The argument against Obergefell is that the high level of public opposition to same-sex marriage, in those states that have not yet adopted it, is itself strong evidence the restrictions against recognition of out-of-state same-sex marriage—DOMA § 2 and its state equivalents—have a rational basis. They are not based upon prejudice alone, but upon a desire to maintain the traditional rule that marriage is for persons of the opposite sex only. Windsor spoke at length of how rules regarding marriage are traditionally a subject for state law and not federal law. Obergefell holds to the contrary, suggesting that federal law can dictate the content of state law rules on recognizing out-of-state marriages.

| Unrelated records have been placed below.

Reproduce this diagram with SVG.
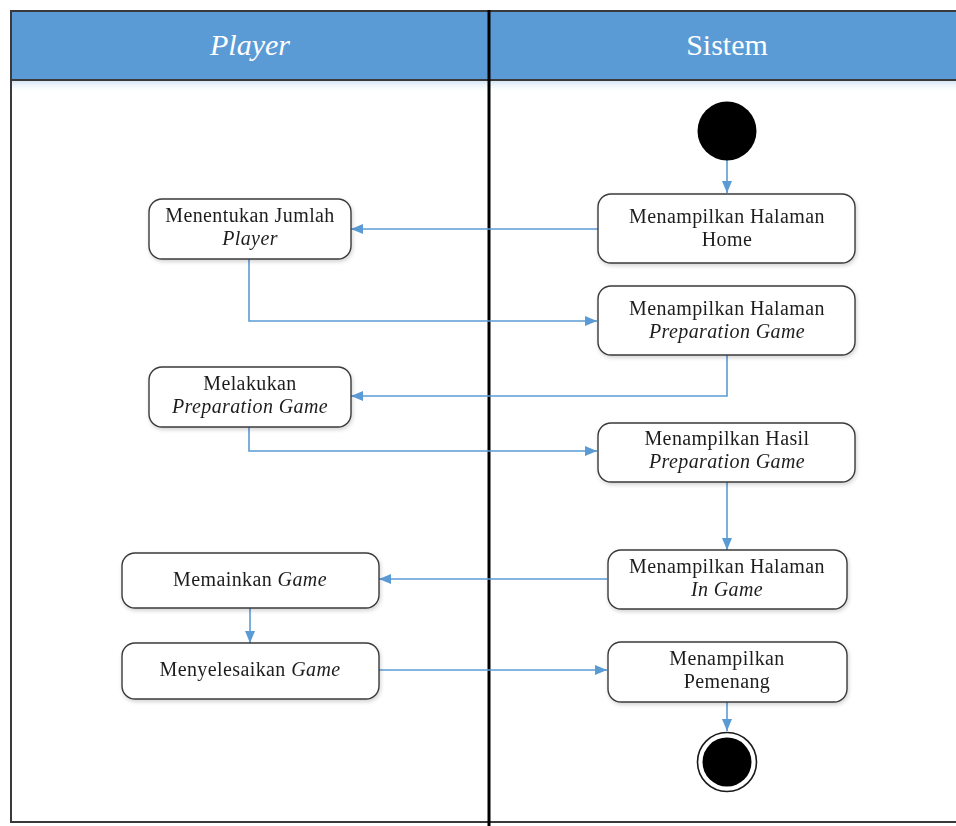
<svg xmlns="http://www.w3.org/2000/svg" width="956" height="826" viewBox="0 0 956 826">
  <style>
    .lane-title { font-family: "Liberation Serif", "Times New Roman", serif; font-size: 30px; fill: #ffffff; text-anchor: middle; }
    .act { fill: #ffffff; stroke: #3a3a3a; stroke-width: 1.4; }
    .lbl { font-family: "Liberation Serif", "Times New Roman", serif; font-size: 20px; fill: #1e1e1e; text-anchor: middle; letter-spacing: 0.4px; }
    .it { font-style: italic; }
    .flow { fill: none; stroke: #5b9bd5; stroke-width: 1.6; marker-end: url(#arrow); }
  </style>
  <defs>
    <marker id="arrow" viewBox="0 0 12 10" refX="12" refY="5" markerWidth="12" markerHeight="10" markerUnits="userSpaceOnUse" orient="auto">
      <path d="M0,0 L12,5 L0,10 Z" fill="#5b9bd5"/>
    </marker>
    <linearGradient id="headShade" x1="0" y1="0" x2="0" y2="1">
      <stop offset="0" stop-color="#d6e6f5"/>
      <stop offset="1" stop-color="#ffffff" stop-opacity="0"/>
    </linearGradient>
    <filter id="soft" x="-10%" y="-20%" width="125%" height="150%">
      <feGaussianBlur in="SourceAlpha" stdDeviation="2"/>
      <feOffset dx="1" dy="2" result="b"/>
      <feComponentTransfer><feFuncA type="linear" slope="0.18"/></feComponentTransfer>
      <feMerge><feMergeNode/><feMergeNode in="SourceGraphic"/></feMerge>
    </filter>
  </defs>

  <!-- swimlane frame -->
  <g id="lanes">
    <rect x="0" y="0" width="956" height="826" fill="#ffffff"/>
    <rect x="11" y="11" width="960" height="811" fill="#ffffff" stroke="#3a3a3a" stroke-width="2"/>
    <rect x="11" y="11" width="960" height="69" fill="#5b9bd5" stroke="#3a3a3a" stroke-width="2"/>
    <rect x="12" y="81" width="960" height="12" fill="url(#headShade)"/>
    <line x1="489" y1="10" x2="489" y2="826" stroke="#000000" stroke-width="3"/>
    <text class="lane-title it" x="250" y="55">Player</text>
    <text class="lane-title" x="727" y="55">Sistem</text>
  </g>

  <!-- connectors -->
  <g id="connectors">
    <path class="flow" d="M727,160 L727,193"/>
    <path class="flow" d="M598,229 L351,229"/>
    <path class="flow" d="M249,259 L249,321 L597,321"/>
    <path class="flow" d="M727,355 L727,396 L351,396"/>
    <path class="flow" d="M249,427 L249,451 L597,451"/>
    <path class="flow" d="M727,482 L727,550"/>
    <path class="flow" d="M607,579 L379,579"/>
    <path class="flow" d="M250,608 L250,643"/>
    <path class="flow" d="M379,670 L607,670"/>
    <path class="flow" d="M727,702 L727,731"/>
  </g>

  <!-- initial node -->
  <g id="start">
    <circle cx="727" cy="131" r="29.5" fill="#000000"/>
  </g>

  <g id="home" filter="url(#soft)">
    <rect class="act" x="598" y="194" width="257" height="69" rx="13"/>
    <text class="lbl" x="727" y="223">Menampilkan Halaman</text>
    <text class="lbl" x="727" y="246">Home</text>
  </g>

  <g id="jumlah-player" filter="url(#soft)">
    <rect class="act" x="149" y="199" width="202" height="60" rx="13"/>
    <text class="lbl" x="250" y="222">Menentukan Jumlah</text>
    <text class="lbl it" x="250" y="245">Player</text>
  </g>

  <g id="halaman-preparation" filter="url(#soft)">
    <rect class="act" x="598" y="286" width="257" height="69" rx="13"/>
    <text class="lbl" x="727" y="315">Menampilkan Halaman</text>
    <text class="lbl it" x="727" y="338">Preparation Game</text>
  </g>

  <g id="melakukan-preparation" filter="url(#soft)">
    <rect class="act" x="149" y="367" width="202" height="60" rx="13"/>
    <text class="lbl" x="250" y="390">Melakukan</text>
    <text class="lbl it" x="250" y="413">Preparation Game</text>
  </g>

  <g id="hasil-preparation" filter="url(#soft)">
    <rect class="act" x="598" y="423" width="257" height="59" rx="13"/>
    <text class="lbl" x="727" y="445">Menampilkan Hasil</text>
    <text class="lbl it" x="727" y="468">Preparation Game</text>
  </g>

  <g id="in-game" filter="url(#soft)">
    <rect class="act" x="608" y="550" width="239" height="59" rx="13"/>
    <text class="lbl" x="727" y="573">Menampilkan Halaman</text>
    <text class="lbl it" x="727" y="596">In Game</text>
  </g>

  <g id="memainkan" filter="url(#soft)">
    <rect class="act" x="122" y="553" width="257" height="55" rx="13"/>
    <text class="lbl" x="250" y="586">Memainkan <tspan class="it">Game</tspan></text>
  </g>

  <g id="menyelesaikan" filter="url(#soft)">
    <rect class="act" x="122" y="643" width="257" height="56" rx="13"/>
    <text class="lbl" x="250" y="676">Menyelesaikan <tspan class="it">Game</tspan></text>
  </g>

  <g id="pemenang" filter="url(#soft)">
    <rect class="act" x="608" y="642" width="239" height="60" rx="13"/>
    <text class="lbl" x="727" y="665">Menampilkan</text>
    <text class="lbl" x="727" y="688">Pemenang</text>
  </g>

  <!-- final node -->
  <g id="end">
    <circle cx="727" cy="762" r="29.5" fill="#ffffff" stroke="#1a1a1a" stroke-width="1.6"/>
    <circle cx="727" cy="762" r="24.5" fill="#000000"/>
  </g>
</svg>
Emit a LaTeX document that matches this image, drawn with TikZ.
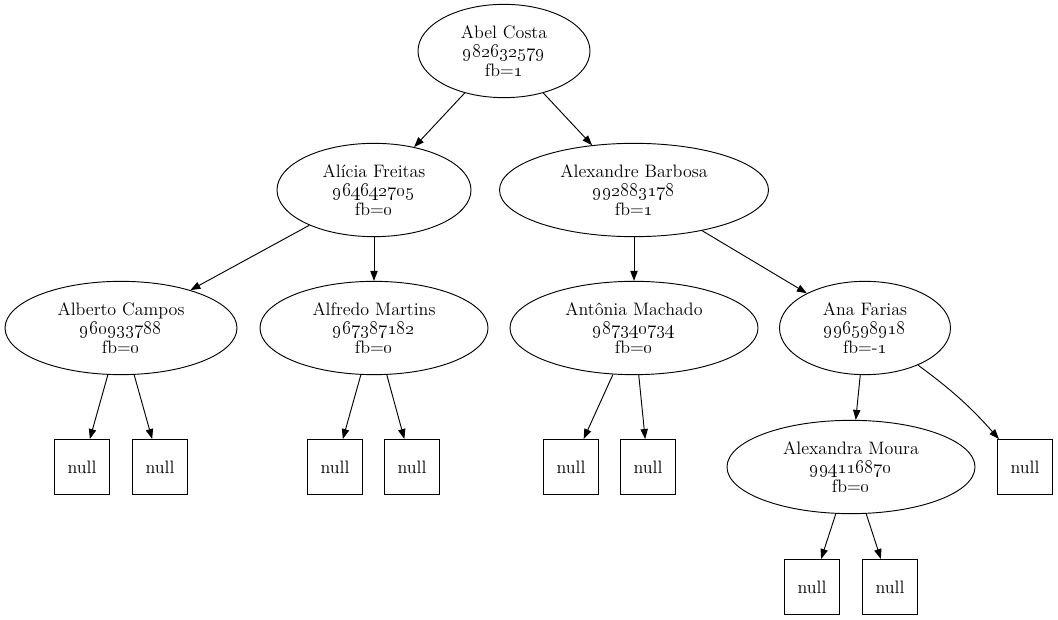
\documentclass[tikz,border=0pt]{standalone}
\usetikzlibrary{shapes.geometric,arrows.meta}

\tikzset{
  pessoa/.style={shape=ellipse,draw,inner sep=0pt,align=center,
    font=\fontsize{13.5}{14.25}\selectfont},
  nulo/.style={shape=rectangle,draw,minimum size=41.25pt,inner sep=0pt,
    font=\fontsize{13.5}{14.25}\selectfont}
}
\newcommand{\tel}[1]{\oldstylenums{#1}}

\begin{document}
\begin{tikzpicture}[x=0.75pt,y=-0.75pt,line width=0.7pt,>={Triangle[length=7.5pt,width=5.5pt]}]
\useasboundingbox (0,0) rectangle (1058,620);
% nos da arvore
\node (abel)      at (504,51)  [pessoa,minimum width=129pt,minimum height=70pt] {Abel Costa\\\tel{982632579}\\fb=\tel{1}};
\node (alicia)    at (374,190) [pessoa,minimum width=145.5pt,minimum height=70pt] {Alícia Freitas\\\tel{964642705}\\fb=\tel{0}};
\node (alexandre) at (634,190) [pessoa,minimum width=201.75pt,minimum height=70pt] {Alexandre Barbosa\\\tel{992883178}\\fb=\tel{1}};
\node (alberto)   at (121,328) [pessoa,minimum width=174pt,minimum height=70pt] {Alberto Campos\\\tel{960933788}\\fb=\tel{0}};
\node (alfredo)   at (374,328) [pessoa,minimum width=171pt,minimum height=70pt] {Alfredo Martins\\\tel{967387182}\\fb=\tel{0}};
\node (antonia)   at (634,328) [pessoa,minimum width=186pt,minimum height=70pt] {Antônia Machado\\\tel{987340734}\\fb=\tel{0}};
\node (ana)       at (865,328) [pessoa,minimum width=128.25pt,minimum height=70pt] {Ana Farias\\\tel{996598918}\\fb=-\tel{1}};
\node (alexandra) at (851,467) [pessoa,minimum width=186pt,minimum height=70pt] {Alexandra Moura\\\tel{994116870}\\fb=\tel{0}};
% folhas nulas
\node (n1) at (82,467)   [nulo] {null};
\node (n2) at (160,467)  [nulo] {null};
\node (n3) at (335,467)  [nulo] {null};
\node (n4) at (412,467)  [nulo] {null};
\node (n5) at (571,467)  [nulo] {null};
\node (n6) at (648,467)  [nulo] {null};
\node (n7) at (1025,467) [nulo] {null};
\node (n8) at (812,587)  [nulo] {null};
\node (n9) at (890,587)  [nulo] {null};
% arestas
\draw [->] (abel) -- (alicia);
\draw [->] (abel) -- (alexandre);
\draw [->] (alicia) -- (alberto);
\draw [->] (alicia) -- (alfredo);
\draw [->] (alexandre) -- (antonia);
\draw [->] (alexandre) -- (ana);
\draw [->] (alberto) -- (n1);
\draw [->] (alberto) -- (n2);
\draw [->] (alfredo) -- (n3);
\draw [->] (alfredo) -- (n4);
\draw [->] (antonia) -- (n5);
\draw [->] (antonia) -- (n6);
\draw [->] (ana) -- (alexandra);
\draw [->] (ana) to[bend left=6] (n7);
\draw [->] (alexandra) -- (n8);
\draw [->] (alexandra) -- (n9);
\end{tikzpicture}
\end{document}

Finally, it is worth noting that Obergefell does not necessarily require recognition of all out-of-state same-sex marriages. A state could, in theory, adopt a rule that it would not ever recognize any out-of-state marriages that could not occur under local law. Such a measure would apply the same rule across the board to underage marriages, common-law marriages, and marriages between close relatives, thus avoiding one of the main reasons for the Obergefell decision. Such a provision might still be questioned, however, on the ground that it was motivated primarily by prejudice.
Overall, Obergefell is not a position that is likely to last in its current form over a long period of time. If the courts have the power to force recognition of same-sex marriage because the opposition is irrational and motivated by prejudice, then the wiser long-term move is simply to hold that same-sex marriage is a fundamental right—that is, to extend the principles of Loving
v. Virginia, 388 U.S. 1 (1967), to same-sex marriages.
If it is not yet time to declare that same-sex marriage is a fundamental right—and same-sex marriage remains a minority rule, although a growing one, among American states—then it is likewise arguably too early to declare that all opposition to recognition of same-sex marriage is irrational and a result of prejudice. In a world in which some states are free to recognize same-sex marriage and other states are free not to recognize same-sex marriage, there must be a better series of choice-of-law rules than simply assuming that all opposition to recognition is
irrational. Such an assumption fundamentally conflicts with the notion that states are free to refuse to recognize same-sex marriage in the first place.